**THE PROBLEM:** From the records below, transcribe only the lines running from the one with "Rebuild this chart" through the one with "0.14, 0.10, 0.06]". Keep both of those end lines.

**DATA TO PROCESS:**
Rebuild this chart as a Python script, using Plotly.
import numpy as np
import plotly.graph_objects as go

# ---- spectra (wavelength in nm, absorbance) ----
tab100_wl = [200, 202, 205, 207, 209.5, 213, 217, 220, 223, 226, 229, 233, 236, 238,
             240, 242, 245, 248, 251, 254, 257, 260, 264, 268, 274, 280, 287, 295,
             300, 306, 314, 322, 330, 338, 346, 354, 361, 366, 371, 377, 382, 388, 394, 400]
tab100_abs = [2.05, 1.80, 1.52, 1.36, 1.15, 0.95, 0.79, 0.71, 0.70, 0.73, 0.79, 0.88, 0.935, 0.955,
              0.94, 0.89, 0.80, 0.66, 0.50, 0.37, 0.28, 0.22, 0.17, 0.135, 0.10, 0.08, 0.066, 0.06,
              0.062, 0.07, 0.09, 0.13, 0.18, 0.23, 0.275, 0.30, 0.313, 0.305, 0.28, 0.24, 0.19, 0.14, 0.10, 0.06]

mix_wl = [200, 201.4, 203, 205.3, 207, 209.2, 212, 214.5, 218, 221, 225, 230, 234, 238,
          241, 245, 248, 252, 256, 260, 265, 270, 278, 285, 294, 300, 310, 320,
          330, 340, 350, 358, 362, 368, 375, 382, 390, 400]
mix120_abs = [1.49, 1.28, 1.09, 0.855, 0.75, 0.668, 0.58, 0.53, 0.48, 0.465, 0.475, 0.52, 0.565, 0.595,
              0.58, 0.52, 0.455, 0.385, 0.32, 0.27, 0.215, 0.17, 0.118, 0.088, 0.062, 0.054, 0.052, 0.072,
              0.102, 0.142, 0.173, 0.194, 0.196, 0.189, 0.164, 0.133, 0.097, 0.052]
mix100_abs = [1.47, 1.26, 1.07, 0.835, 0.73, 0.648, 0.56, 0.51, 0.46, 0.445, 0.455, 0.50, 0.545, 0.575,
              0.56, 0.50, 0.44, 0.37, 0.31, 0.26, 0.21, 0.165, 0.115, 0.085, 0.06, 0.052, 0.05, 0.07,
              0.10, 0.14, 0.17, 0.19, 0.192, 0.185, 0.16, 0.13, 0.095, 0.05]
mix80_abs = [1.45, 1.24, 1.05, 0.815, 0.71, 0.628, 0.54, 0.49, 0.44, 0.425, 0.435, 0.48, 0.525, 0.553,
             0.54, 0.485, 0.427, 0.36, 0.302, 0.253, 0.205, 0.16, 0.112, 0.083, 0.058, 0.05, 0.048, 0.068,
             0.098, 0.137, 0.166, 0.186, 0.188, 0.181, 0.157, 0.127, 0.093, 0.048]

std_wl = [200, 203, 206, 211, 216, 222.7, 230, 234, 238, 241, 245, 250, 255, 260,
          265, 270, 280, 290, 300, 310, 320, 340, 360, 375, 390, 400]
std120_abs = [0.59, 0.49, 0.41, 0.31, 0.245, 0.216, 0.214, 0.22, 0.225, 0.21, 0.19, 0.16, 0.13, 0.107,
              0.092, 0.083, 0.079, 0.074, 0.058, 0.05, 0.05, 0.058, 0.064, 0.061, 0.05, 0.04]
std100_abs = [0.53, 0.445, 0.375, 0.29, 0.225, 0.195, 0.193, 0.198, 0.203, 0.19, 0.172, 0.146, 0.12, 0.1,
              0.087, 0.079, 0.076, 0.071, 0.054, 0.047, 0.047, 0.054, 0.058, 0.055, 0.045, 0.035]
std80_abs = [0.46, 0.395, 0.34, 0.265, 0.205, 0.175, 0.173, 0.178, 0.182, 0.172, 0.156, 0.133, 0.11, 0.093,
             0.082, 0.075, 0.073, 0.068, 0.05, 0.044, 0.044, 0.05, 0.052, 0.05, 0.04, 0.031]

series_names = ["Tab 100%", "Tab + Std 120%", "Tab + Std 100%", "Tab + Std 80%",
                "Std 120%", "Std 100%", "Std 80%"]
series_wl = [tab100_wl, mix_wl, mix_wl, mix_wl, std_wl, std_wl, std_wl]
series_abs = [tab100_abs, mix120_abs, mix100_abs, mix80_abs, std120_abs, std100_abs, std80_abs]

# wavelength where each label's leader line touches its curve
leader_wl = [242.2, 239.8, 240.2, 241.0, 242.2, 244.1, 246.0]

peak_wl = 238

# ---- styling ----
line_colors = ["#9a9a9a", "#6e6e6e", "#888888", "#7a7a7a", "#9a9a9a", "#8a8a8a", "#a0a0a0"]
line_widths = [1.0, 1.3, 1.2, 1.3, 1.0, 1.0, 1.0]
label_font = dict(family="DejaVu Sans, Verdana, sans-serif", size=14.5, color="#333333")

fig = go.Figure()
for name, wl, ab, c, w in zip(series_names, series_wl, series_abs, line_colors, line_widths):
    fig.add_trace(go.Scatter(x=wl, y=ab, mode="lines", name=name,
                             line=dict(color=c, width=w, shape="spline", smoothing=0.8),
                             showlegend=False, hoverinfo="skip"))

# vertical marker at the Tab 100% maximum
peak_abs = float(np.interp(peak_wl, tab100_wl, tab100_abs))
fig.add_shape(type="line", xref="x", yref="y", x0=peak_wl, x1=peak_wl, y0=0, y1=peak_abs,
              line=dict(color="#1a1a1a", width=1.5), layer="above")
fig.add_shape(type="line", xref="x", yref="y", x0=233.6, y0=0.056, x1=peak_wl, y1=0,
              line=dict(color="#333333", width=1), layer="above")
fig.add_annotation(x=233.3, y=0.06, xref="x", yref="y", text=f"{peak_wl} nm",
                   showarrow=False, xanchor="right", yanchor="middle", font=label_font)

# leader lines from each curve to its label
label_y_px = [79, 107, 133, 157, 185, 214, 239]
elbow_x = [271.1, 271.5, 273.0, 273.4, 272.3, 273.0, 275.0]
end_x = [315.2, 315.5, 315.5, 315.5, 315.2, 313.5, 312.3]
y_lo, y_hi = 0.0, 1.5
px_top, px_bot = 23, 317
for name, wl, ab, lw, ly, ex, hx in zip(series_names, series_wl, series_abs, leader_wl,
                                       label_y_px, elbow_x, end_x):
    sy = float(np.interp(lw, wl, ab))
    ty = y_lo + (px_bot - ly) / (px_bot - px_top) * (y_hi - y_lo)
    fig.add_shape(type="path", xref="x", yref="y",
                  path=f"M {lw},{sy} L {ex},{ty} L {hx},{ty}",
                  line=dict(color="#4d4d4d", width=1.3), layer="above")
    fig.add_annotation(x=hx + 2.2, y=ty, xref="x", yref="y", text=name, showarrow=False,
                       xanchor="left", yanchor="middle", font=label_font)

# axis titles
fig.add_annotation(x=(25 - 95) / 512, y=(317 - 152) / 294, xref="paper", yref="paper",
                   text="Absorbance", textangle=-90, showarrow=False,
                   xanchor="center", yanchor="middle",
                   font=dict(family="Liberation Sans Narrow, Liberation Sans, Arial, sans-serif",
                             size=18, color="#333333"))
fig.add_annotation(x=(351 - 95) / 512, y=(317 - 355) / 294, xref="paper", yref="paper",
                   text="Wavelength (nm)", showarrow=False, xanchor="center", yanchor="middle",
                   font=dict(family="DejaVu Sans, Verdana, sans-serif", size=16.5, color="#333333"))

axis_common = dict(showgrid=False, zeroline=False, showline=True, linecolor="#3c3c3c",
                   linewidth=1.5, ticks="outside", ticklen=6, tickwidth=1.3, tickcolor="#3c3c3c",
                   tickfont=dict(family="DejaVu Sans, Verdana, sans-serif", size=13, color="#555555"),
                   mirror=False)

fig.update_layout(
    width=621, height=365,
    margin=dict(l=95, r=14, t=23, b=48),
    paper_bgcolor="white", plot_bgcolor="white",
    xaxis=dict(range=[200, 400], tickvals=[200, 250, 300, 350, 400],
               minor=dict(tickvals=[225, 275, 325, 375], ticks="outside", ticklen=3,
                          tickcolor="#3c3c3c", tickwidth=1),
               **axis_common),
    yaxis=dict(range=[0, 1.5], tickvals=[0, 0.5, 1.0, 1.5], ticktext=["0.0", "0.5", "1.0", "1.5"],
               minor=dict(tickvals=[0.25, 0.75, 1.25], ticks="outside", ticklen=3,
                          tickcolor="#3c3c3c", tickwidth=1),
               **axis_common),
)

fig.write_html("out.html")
* * *
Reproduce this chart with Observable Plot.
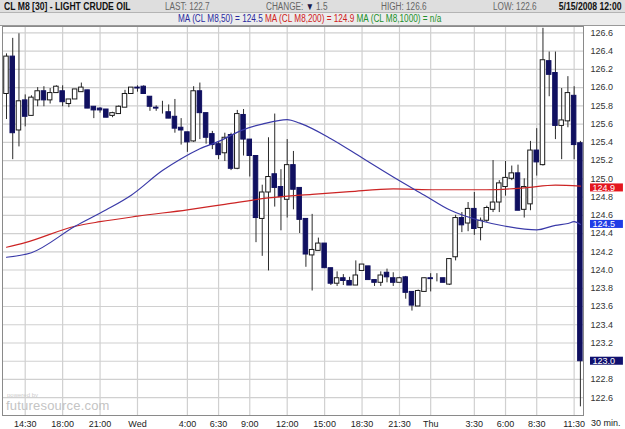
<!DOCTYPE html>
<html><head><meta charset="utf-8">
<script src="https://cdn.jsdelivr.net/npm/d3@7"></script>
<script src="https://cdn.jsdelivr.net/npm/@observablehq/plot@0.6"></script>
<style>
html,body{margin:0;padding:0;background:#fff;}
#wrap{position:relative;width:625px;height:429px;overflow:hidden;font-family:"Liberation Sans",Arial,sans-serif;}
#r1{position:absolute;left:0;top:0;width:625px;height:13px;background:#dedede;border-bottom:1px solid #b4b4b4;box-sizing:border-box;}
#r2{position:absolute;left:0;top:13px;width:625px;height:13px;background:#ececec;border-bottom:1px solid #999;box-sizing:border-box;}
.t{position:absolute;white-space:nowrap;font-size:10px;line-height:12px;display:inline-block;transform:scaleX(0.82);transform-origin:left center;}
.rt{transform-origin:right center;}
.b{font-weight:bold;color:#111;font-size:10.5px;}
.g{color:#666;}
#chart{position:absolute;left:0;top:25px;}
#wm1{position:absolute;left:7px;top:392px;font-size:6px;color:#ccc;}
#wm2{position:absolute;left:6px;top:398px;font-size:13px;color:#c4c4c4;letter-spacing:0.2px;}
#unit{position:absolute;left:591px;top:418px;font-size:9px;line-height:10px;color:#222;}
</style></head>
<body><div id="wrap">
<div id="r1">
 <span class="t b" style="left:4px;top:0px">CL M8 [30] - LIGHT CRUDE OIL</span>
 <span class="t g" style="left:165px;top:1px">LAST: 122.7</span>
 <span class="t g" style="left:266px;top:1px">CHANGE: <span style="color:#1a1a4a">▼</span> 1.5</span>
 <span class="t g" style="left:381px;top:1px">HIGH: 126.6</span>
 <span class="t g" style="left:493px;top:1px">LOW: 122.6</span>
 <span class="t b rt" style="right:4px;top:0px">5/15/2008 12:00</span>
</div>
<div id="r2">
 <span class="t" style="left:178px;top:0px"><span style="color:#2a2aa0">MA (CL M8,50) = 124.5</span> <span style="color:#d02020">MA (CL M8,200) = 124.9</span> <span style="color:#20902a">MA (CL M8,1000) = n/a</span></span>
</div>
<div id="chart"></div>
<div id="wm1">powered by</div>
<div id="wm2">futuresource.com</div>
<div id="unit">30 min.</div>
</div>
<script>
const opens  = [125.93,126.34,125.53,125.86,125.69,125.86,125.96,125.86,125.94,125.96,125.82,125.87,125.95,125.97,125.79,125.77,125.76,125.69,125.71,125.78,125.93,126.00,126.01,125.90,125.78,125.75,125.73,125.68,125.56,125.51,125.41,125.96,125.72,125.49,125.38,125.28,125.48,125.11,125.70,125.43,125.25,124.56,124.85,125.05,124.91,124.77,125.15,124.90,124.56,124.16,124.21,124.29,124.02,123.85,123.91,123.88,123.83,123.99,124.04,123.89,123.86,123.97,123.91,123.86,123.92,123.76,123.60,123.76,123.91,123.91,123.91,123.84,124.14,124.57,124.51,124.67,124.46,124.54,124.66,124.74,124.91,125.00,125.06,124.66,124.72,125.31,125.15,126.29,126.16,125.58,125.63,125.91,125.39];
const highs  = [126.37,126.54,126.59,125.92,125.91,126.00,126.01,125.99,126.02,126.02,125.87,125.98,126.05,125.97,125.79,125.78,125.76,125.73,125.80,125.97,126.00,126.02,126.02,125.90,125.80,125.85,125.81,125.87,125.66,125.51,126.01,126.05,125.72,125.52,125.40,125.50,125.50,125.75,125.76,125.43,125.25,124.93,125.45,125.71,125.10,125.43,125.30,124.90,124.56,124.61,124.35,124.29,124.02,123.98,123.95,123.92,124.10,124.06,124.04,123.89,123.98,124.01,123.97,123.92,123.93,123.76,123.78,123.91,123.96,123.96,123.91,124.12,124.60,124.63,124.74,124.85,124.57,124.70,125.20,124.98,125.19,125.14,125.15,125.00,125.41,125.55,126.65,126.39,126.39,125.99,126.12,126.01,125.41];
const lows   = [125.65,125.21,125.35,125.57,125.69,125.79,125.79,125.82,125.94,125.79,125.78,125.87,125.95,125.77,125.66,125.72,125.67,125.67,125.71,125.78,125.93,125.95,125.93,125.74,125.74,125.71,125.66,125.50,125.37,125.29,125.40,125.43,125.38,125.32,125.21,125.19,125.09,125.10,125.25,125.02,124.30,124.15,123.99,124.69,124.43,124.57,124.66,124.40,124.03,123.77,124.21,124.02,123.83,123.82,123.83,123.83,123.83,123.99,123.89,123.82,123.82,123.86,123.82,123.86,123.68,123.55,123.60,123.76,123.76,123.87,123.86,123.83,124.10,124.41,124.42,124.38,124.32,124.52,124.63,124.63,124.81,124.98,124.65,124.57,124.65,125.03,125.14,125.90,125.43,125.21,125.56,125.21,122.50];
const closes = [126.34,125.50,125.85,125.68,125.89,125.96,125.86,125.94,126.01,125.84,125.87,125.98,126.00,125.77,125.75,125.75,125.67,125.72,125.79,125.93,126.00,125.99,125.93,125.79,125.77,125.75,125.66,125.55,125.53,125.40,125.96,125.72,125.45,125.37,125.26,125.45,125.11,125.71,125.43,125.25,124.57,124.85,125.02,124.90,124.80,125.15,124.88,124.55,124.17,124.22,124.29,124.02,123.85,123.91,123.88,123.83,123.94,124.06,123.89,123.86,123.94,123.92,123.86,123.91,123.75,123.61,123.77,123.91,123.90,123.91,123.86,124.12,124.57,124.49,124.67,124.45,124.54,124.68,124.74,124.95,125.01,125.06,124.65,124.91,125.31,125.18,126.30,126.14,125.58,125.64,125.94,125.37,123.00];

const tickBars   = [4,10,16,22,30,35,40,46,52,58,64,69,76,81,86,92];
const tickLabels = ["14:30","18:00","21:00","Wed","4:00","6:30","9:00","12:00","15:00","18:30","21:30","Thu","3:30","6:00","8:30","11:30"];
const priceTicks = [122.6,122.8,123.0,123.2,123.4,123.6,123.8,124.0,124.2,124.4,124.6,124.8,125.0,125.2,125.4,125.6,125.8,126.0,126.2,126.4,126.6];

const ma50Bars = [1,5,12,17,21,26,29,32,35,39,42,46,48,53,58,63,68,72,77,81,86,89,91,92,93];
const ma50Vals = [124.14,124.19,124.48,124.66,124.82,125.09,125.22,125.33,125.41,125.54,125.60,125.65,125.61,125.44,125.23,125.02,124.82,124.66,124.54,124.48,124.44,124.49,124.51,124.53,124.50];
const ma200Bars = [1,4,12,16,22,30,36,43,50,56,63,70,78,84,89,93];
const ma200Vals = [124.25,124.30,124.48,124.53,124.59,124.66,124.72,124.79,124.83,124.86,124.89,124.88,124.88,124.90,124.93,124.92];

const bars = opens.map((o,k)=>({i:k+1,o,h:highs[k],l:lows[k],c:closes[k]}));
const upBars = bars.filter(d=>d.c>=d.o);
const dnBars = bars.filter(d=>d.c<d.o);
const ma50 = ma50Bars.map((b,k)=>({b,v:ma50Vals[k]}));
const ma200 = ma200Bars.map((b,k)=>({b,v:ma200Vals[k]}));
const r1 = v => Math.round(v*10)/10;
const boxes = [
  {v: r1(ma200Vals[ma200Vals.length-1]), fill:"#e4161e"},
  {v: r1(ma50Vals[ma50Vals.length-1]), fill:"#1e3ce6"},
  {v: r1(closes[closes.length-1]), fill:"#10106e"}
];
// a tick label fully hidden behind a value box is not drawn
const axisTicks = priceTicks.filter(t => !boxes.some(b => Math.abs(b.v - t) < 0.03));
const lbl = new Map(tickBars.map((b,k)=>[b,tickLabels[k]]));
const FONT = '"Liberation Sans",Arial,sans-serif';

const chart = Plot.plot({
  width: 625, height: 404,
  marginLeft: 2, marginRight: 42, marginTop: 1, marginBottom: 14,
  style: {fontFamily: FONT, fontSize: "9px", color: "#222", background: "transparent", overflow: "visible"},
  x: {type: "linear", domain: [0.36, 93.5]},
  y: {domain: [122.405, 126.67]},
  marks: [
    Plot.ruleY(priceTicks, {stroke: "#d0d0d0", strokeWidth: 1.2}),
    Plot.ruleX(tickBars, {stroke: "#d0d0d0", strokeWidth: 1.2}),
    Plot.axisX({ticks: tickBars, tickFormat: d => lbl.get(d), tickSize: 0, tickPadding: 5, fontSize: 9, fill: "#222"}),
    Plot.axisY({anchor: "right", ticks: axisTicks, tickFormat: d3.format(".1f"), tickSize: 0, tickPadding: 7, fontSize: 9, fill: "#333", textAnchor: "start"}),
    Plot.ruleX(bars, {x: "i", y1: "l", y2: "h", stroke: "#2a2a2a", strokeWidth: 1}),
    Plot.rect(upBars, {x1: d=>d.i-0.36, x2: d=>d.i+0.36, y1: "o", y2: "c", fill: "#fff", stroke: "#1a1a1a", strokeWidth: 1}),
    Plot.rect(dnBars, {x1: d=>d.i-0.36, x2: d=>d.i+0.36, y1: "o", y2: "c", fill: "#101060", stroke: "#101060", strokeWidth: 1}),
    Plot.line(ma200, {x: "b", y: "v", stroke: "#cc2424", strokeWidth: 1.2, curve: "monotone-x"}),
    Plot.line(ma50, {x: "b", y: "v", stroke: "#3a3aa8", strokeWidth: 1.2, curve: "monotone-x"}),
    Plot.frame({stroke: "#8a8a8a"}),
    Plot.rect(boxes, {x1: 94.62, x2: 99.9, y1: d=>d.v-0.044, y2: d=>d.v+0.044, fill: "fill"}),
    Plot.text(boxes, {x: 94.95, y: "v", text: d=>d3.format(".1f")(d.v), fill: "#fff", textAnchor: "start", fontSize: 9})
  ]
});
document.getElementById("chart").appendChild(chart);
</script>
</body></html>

**TASK OUTPUT:**
Rebuild this chart as a Python script, using Plotly.
import numpy as np
import plotly.graph_objects as go

# ---- spectra (wavelength in nm, absorbance) ----
tab100_wl = [200, 202, 205, 207, 209.5, 213, 217, 220, 223, 226, 229, 233, 236, 238,
             240, 242, 245, 248, 251, 254, 257, 260, 264, 268, 274, 280, 287, 295,
             300, 306, 314, 322, 330, 338, 346, 354, 361, 366, 371, 377, 382, 388, 394, 400]
tab100_abs = [2.05, 1.80, 1.52, 1.36, 1.15, 0.95, 0.79, 0.71, 0.70, 0.73, 0.79, 0.88, 0.935, 0.955,
              0.94, 0.89, 0.80, 0.66, 0.50, 0.37, 0.28, 0.22, 0.17, 0.135, 0.10, 0.08, 0.066, 0.06,
              0.062, 0.07, 0.09, 0.13, 0.18, 0.23, 0.275, 0.30, 0.313, 0.305, 0.28, 0.24, 0.19, 0.14, 0.10, 0.06]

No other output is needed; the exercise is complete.